The end of this lengthy digression brings us to a question: how is that, given this history of often-costly Anglo-Catholic initiative in the land of its birth, we have arrived (via the Book of Divine Worship) at a rite and a liturgy in pseudo-Cranmerian clothing? Monsignor Edwin Barnes, in his blog entry of November 29, 2014, refers to what he calls the American “God-wottery” of the Ordinariate Use. (Helpfully, he adds an explanation: “God-wottery” is defined in the Oxford Dictionary as ‘an affected quality of archaism, excessive fussiness and sentimentality’.” And Father Barnes adds that these are the very things that many English members of the Ordinariate, who have grown up with contemporary rites over a couple of generations now, find so unhelpful.

He refers to what he calls the excessive fussiness of the three-fold repetition of “Lord, I am not worthy …”. And why, Fr. Barnes asks, has the Ordinariate rite (re)-introduced the celebrant’s multiple kissings of the altar? The 1964 (final) edition of Ritual Notes raised the question fifty years ago, and, in so doing, it referred back to Fr. Adrian Fortescue’s remarks in his magisterial The Ceremonies of the Roman Rite Described, first published in 1917. Referring to two points “which one would hope that the authorities would simplify.

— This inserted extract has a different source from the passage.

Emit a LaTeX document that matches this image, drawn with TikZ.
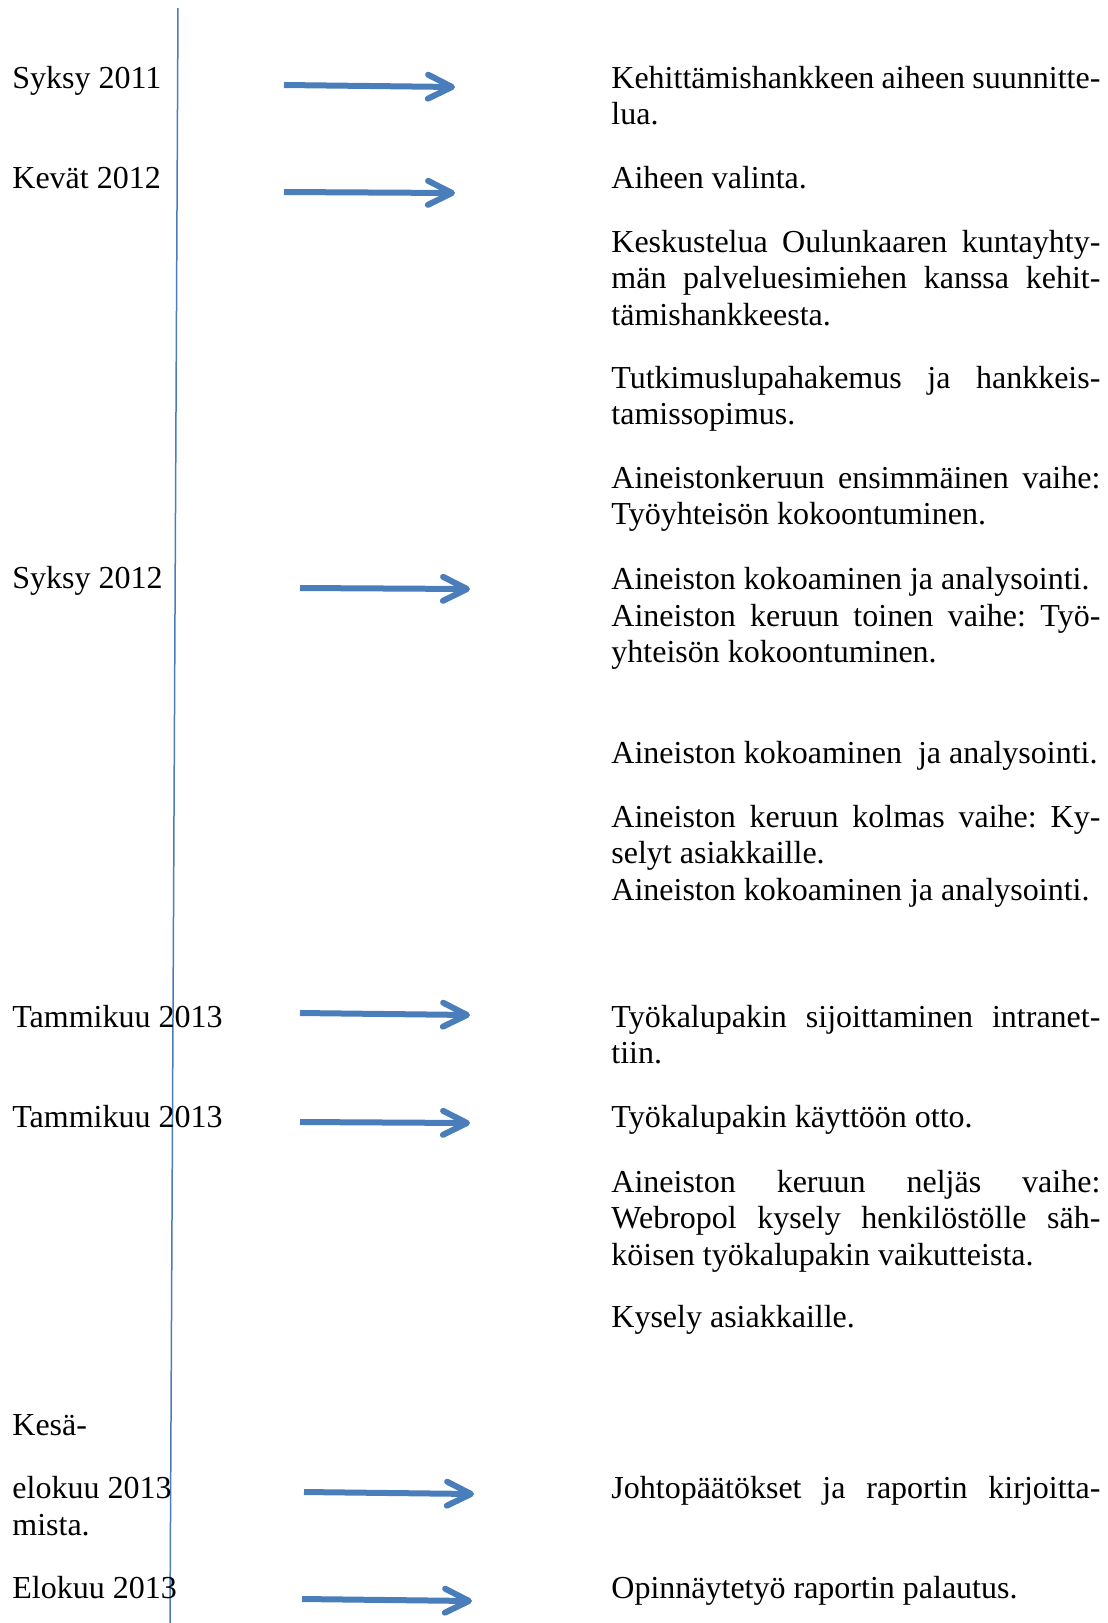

One is the constant kissing … and, in the same way, have we not rather too much genuflection?”

What's wrong with Elizabethan English, ad orientem, and non-fussy, non-sentimental, sober, dignified ceremonial?

As I have identified before, the two main errors are thinking and acting as though (1) we were in the papal court, instead of our parish church; and (2) we really needed effusive sentimentality -- be it Franciscan or Victorian or contemporary in nature. Tone -- and tune -- is everything!

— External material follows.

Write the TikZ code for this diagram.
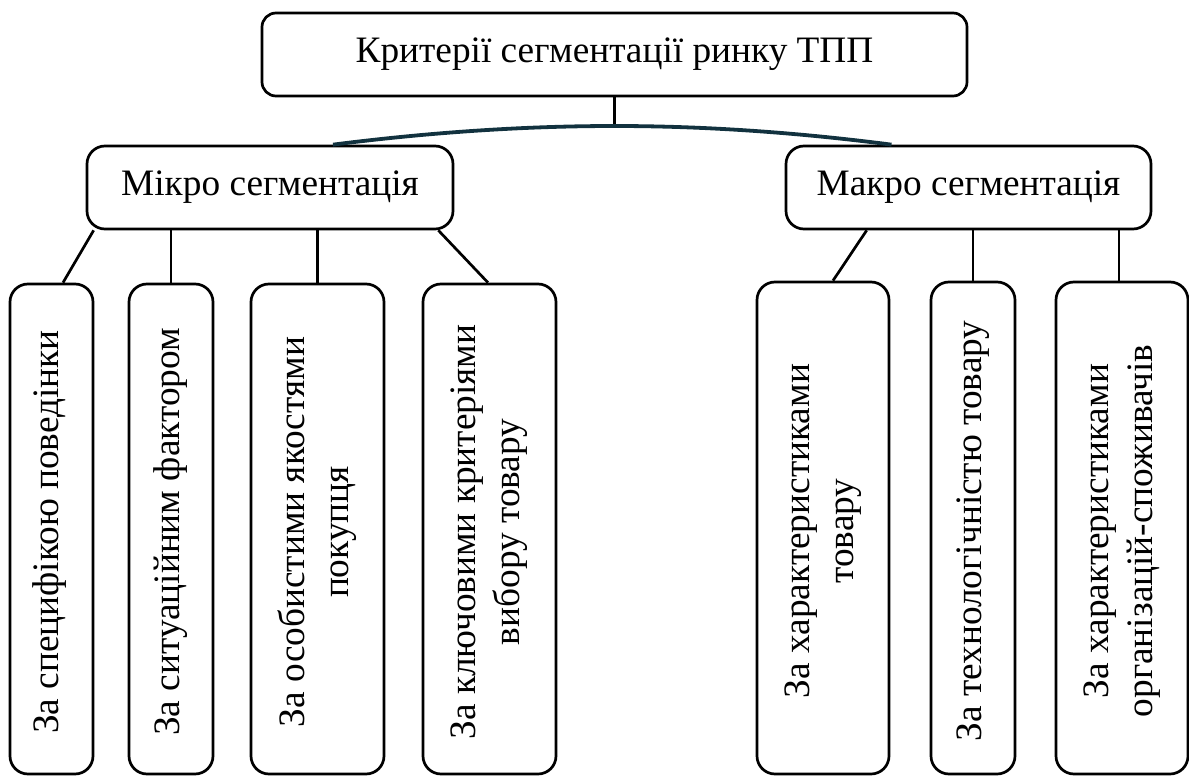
\documentclass[tikz,border=0pt]{standalone}
\usepackage{fontspec}
\setmainfont{Liberation Serif}
\usetikzlibrary{calc}
\definecolor{arccol}{HTML}{12323F}
\tikzset{
  box/.style={draw=black, line width=2.7pt, rounded corners=18pt, fill=white, inner sep=0pt},
  headtext/.style={font=\fontsize{37.3}{43}\selectfont, inner sep=0pt},
  vtext/.style={font=\fontsize{37.3}{44}\selectfont, rotate=90, align=center, inner sep=0pt},
  conn/.style={draw=black, line width=2.7pt},
}
\begin{document}
\begin{tikzpicture}[x=1pt,y=-1pt]
\useasboundingbox (0,0) rectangle (1189,776);
\clip (0,0) rectangle (1189,776);
% top level
\node[box, minimum width=705pt, minimum height=83pt, rounded corners=14pt] (top) at (614.5,54.5) {};
\node[headtext] (toptext) at (top.center) {Критерії сегментації ринку ТПП};
% second level
\node[box, minimum width=366pt, minimum height=83pt] (mikro) at (270,187.5) {};
\node[headtext] (mikrotext) at (mikro.center) {Мікро сегментація};
\node[box, minimum width=365pt, minimum height=83pt] (makro) at (968.5,187.5) {};
\node[headtext] (makrotext) at (makro.center) {Макро сегментація};
% third level boxes
\node[box, minimum width=83pt, minimum height=490pt] (b1) at (51.5,529) {};
\node[box, minimum width=84pt, minimum height=490pt] (b2) at (171,529) {};
\node[box, minimum width=133pt, minimum height=490pt] (b3) at (317.5,529) {};
\node[box, minimum width=133pt, minimum height=490pt] (b4) at (489.5,529) {};
\node[box, minimum width=132pt, minimum height=492pt] (b5) at (823,528) {};
\node[box, minimum width=84pt, minimum height=492pt] (b6) at (973,528) {};
\node[box, minimum width=132pt, minimum height=492pt] (b7) at (1122,528) {};
% texts
\node[vtext] (t1) at ($(b1.center)+(-2,3)$) {За специфікою поведінки};
\node[vtext] (t2) at ($(b2.center)+(0,3)$) {За ситуаційним фактором};
\node[vtext] (t3) at ($(b3.center)+(0,3)$) {За особистими якостями\\покупця};
\node[vtext] (t4) at ($(b4.center)+(0,3)$) {За ключовими критеріями\\вибору товару};
\node[vtext] (t5) at ($(b5.center)+(0,3)$) {За характеристиками\\товару};
\node[vtext] (t6) at ($(b6.center)+(0,3)$) {За технологічністю товару};
\node[vtext] (t7) at ($(b7.center)+(0,3)$) {За характеристиками\\організацій-споживачів};
% connectors
\coordinate (peak) at (614.5,126);
\coordinate (arcL) at ([xshift=63pt]mikro.north);
\coordinate (arcR) at ([xshift=-77pt]makro.north);
\draw[conn] (top.south) -- (peak);
\draw[draw=arccol, line width=3.8pt] (arcL) .. controls (427,132.7) and (521,126) .. (peak) .. controls (707,126) and (799,132.7) .. (arcR);
\draw[conn] ([xshift=8pt]mikro.south west) -- ([xshift=11.5pt]b1.north);
\draw[conn] (b2.north) -- (b2.north |- mikro.south);
\draw[conn] (b3.north) -- (b3.north |- mikro.south);
\draw[conn] ([xshift=-16pt]mikro.south east) -- ([xshift=-1.5pt]b4.north);
\draw[conn] ([xshift=82pt]makro.south west) -- ([xshift=10pt]b5.north);
\draw[conn] (b6.north) -- (b6.north |- makro.south);
\draw[conn] ([xshift=-3pt]b7.north) -- ([xshift=-3pt]b7.north |- makro.south);
\end{tikzpicture}
\end{document}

On this last topic, I made an extensive comment here, only to have it all nuked by the requirement of first selecting a profile. The short of it: compare "Ride on, ride on in majesty!" in "The King's Majesty" setting to the other, well-known contenders. It is either tragic, as it should be, or just vapid.

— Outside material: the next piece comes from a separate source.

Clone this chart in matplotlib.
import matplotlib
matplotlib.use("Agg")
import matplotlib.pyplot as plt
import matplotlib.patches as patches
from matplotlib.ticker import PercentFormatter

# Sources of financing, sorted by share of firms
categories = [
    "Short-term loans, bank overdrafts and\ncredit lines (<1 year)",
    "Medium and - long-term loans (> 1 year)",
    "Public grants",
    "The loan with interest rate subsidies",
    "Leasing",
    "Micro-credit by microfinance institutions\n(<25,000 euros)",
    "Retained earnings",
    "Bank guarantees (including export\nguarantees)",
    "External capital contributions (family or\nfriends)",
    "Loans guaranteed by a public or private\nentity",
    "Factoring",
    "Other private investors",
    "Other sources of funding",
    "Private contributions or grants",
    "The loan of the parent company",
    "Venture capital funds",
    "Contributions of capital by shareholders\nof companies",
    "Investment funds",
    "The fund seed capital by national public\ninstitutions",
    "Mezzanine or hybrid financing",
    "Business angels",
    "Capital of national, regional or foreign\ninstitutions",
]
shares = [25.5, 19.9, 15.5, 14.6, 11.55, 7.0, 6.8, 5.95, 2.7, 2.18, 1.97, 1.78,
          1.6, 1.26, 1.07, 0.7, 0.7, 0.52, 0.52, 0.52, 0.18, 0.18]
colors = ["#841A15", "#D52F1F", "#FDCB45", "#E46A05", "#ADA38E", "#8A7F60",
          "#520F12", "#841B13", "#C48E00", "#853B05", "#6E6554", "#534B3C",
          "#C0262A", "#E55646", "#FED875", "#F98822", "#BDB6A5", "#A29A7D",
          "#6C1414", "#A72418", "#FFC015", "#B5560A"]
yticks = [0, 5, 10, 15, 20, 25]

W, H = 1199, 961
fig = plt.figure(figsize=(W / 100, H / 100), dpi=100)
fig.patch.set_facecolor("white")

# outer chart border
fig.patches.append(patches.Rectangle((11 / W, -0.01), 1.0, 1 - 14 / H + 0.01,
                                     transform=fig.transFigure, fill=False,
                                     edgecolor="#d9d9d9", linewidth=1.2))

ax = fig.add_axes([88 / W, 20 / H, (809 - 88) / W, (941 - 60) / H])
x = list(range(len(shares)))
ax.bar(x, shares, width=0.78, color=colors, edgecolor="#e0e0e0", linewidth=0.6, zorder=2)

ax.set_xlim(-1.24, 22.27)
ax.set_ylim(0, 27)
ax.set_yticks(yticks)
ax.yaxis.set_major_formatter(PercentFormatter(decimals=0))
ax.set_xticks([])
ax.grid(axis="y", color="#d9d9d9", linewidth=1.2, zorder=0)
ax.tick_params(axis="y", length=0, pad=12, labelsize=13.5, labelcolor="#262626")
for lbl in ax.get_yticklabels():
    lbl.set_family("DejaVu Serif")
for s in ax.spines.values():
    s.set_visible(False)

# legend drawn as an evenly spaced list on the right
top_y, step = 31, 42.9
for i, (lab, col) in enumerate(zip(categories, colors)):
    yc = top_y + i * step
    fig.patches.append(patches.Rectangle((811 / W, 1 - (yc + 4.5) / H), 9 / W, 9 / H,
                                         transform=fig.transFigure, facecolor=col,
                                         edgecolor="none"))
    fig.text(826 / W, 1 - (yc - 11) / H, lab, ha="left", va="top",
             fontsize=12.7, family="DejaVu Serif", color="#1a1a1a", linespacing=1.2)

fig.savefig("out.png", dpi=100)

Speaking of tone and tune: here's my vision of Hell (with audio). Blech.

1 comment:

  1. Re: Msgr Barnes' difficulties with the Ord. Rite, could I offer some first-hand experience from a parish in Greater London, where an Ord. group is hosted by a Catholic parish? We have Mass at the very awkward time of 4:30pm on Sundays, and celebrate the Ord. Rite in its "pseudo-Cranmerian" language ad orientem at the free-standing altar. We are now outnumbered at the Mass 2:1 by people from the Catholic parish, including families, the majority of them Indian & African people, and few over-60s. The rubrics are followed unobtrusively and it doesn't look fussy.

    Anecdotally, I do not hear that Ord. groups who are hosted by a Catholic parish and celebrate a N.O. rite see a large contingent of non-Ord. parishioners at their Masses.

    Msgr Barnes and others have the faculty of celebrating in the Rite that they have used for the last 30 yrs and no-one is stopping them; perhaps a wise provision might be to allow a contemporary version of the Cranmerian Collects in the N.O. for Ord. priests who want to continue this kind of celebration.